Heidi Langel erinnert sich an die Anfänge: Zuerst gab es im Weltladen nur Kaffee, Tee und „unmoderne“ Jutetaschen. „Für die Idee des Weltladens interessierten sich nur Menschen, die sich mit der Thematik auseinandersetzten.“ Heute kann der Verbraucher auch fair gehandelte Produkte im Supermarkt kaufen. Allerdings gäbe es im Weltladen immer noch besondere Stücke, die es sonst nirgends gibt, wie Kunsthandwerk oder Taschen und Textilien. Die Fair-Trade-Organisation GEPA betreibe in den Entwicklungsländern Aufklärung, damit Produkte hergestellt werden, die in Europa auf Interesse stoßen, beispielsweise modische Handtaschen und Tücher.

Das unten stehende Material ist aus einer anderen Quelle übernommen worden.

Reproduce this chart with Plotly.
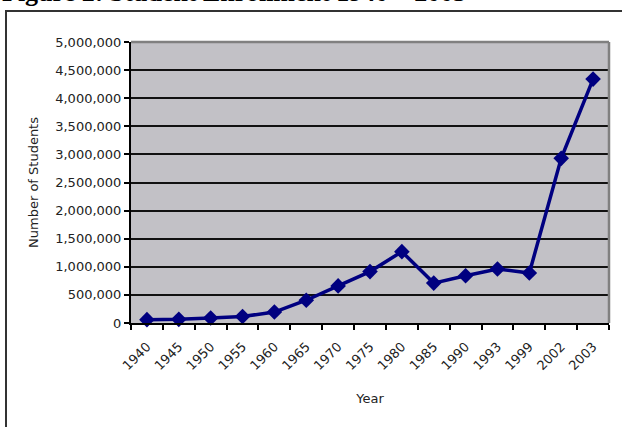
import plotly.graph_objects as go

years = ["1940", "1945", "1950", "1955", "1960", "1965", "1970", "1975",
         "1980", "1985", "1990", "1993", "1999", "2002", "2003"]
students = [60000, 65000, 90000, 115000, 195000, 405000, 660000, 915000,
            1270000, 710000, 840000, 960000, 890000, 2930000, 4340000]
y_ticks = list(range(0, 5000001, 500000))

W, H = 622, 427
L, R, T, B = 131, 13, 42, 104
pw, ph = W - L - R, H - T - B

fig = go.Figure()
fig.add_trace(go.Scatter(
    x=years, y=students, mode="lines+markers",
    line=dict(color="#000080", width=3.5),
    marker=dict(symbol="diamond", size=12, color="#000080"),
    cliponaxis=False, showlegend=False,
))

tickfont = dict(family="DejaVu Sans", size=13, color="#222222")
fig.update_layout(
    width=W, height=H,
    margin=dict(l=L, r=R, t=T, b=B),
    paper_bgcolor="white",
    plot_bgcolor="#c2c1c6",
    xaxis=dict(
        type="category", range=[-0.5, len(years) - 0.5],
        tickangle=-45, tickson="boundaries", ticks="outside", ticklen=5,
        tickcolor="black", tickwidth=1.5, showgrid=False,
        showline=True, linecolor="black", linewidth=2,
        tickfont=tickfont, ticklabelstandoff=9,
        title=dict(text="Year", font=dict(family="DejaVu Sans", size=13, color="#222222"), standoff=22),
    ),
    yaxis=dict(
        range=[0, 5000000], tickvals=y_ticks, tickformat=",",
        ticks="outside", ticklen=5, tickcolor="black", tickwidth=1.5,
        showgrid=True, gridcolor="#111111", gridwidth=1.5,
        showline=True, linecolor="black", linewidth=2,
        zeroline=False, tickfont=tickfont,
        title=dict(text="Number of Students", font=dict(family="DejaVu Sans", size=13, color="#222222"), standoff=14),
    ),
)

# plot-area border (top and right, gray)
fig.add_shape(type="line", xref="paper", yref="paper", x0=0, x1=1, y0=1, y1=1,
              line=dict(color="#808080", width=2.5))
fig.add_shape(type="line", xref="paper", yref="paper", x0=1, x1=1, y0=0, y1=1,
              line=dict(color="#808080", width=2.5))

def px_x(p):
    return (p - L) / pw

def px_y(p):
    return 1 - (p - T) / ph

# outer chart frame
fig.add_shape(type="rect", xref="paper", yref="paper",
              x0=px_x(6), x1=px_x(640), y0=px_y(11), y1=px_y(445),
              line=dict(color="#333333", width=2), layer="below")

fig.add_annotation(
    text="<b>Figure 2: Student Enrollment 1940 \u2013 2003</b>",
    xref="paper", yref="paper", x=px_x(0), y=px_y(9),
    xanchor="left", yanchor="bottom", showarrow=False,
    font=dict(family="Liberation Serif", size=26, color="black"),
)

fig.write_html("out.html")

Königsbrunner wünschen sich bessere Bedingungen für Kleinproduzenten
Wer dem Ehepaar Langel zuhört, merkt, dass sie für die Sache brennen. Aber mit der aktiven Arbeit soll jetzt trotzdem Schluss sein. Wolfgang Langel ist 84 und Heidi 75 Jahre alt. Corona tut ein Weiteres. Seit dem Ausbruch der Pandemie haben sich selbstverständlich keine Schulklassen mehr angemeldet, erzählt Wolfgang Langel mit Wehmut. Heidi Langel wendet sich an die rund zwanzig Vereinsmitglieder, die an dem Abschiedsabend dabei sind: „Ich möchte euch ermuntern, dabei zu bleiben und weiter zu machen. In den Entwicklungsländern geht es den Menschen so schlecht, dass sie unsere Hilfe brauchen.“
Ostermeier hebt in ihrer Abschiedsrede die Verdienste des Ehepaars hervor, das sich ganz bewusst für die entwicklungspolitische Arbeit des Weltladens und des Vereins entschieden hat, und sagt: „Ehrenamt ist keine Arbeit, die nicht bezahlt wird. Ehrenamt ist eine Arbeit, die unbezahlbar ist.“ Der Faire Handel ist die größte entwicklungspolitische Bewegung in Deutschland und trage dazu bei, dass mehr als 2,5 Millionen Kleinproduzenten bessere Arbeitsbedingungen und neue Perspektiven haben. Im Gespräch mit unserer Zeitung hebt Ostermeier hervor, dass der Weltladen immer aufgeschlossene Menschen sucht, die sich ehrenamtlich für die gute Idee des fairen Handels einsetzen wollen. Die Arbeit im Weltladen bietet sinnvolle Tätigkeit beim Einkauf, Ladendienst, Dekoration, Homepage, Öffentlichkeits- oder Bildungsarbeit. Wer unverbindlich in die Ladenarbeit reinschnuppern möchte, sei jederzeit willkommen.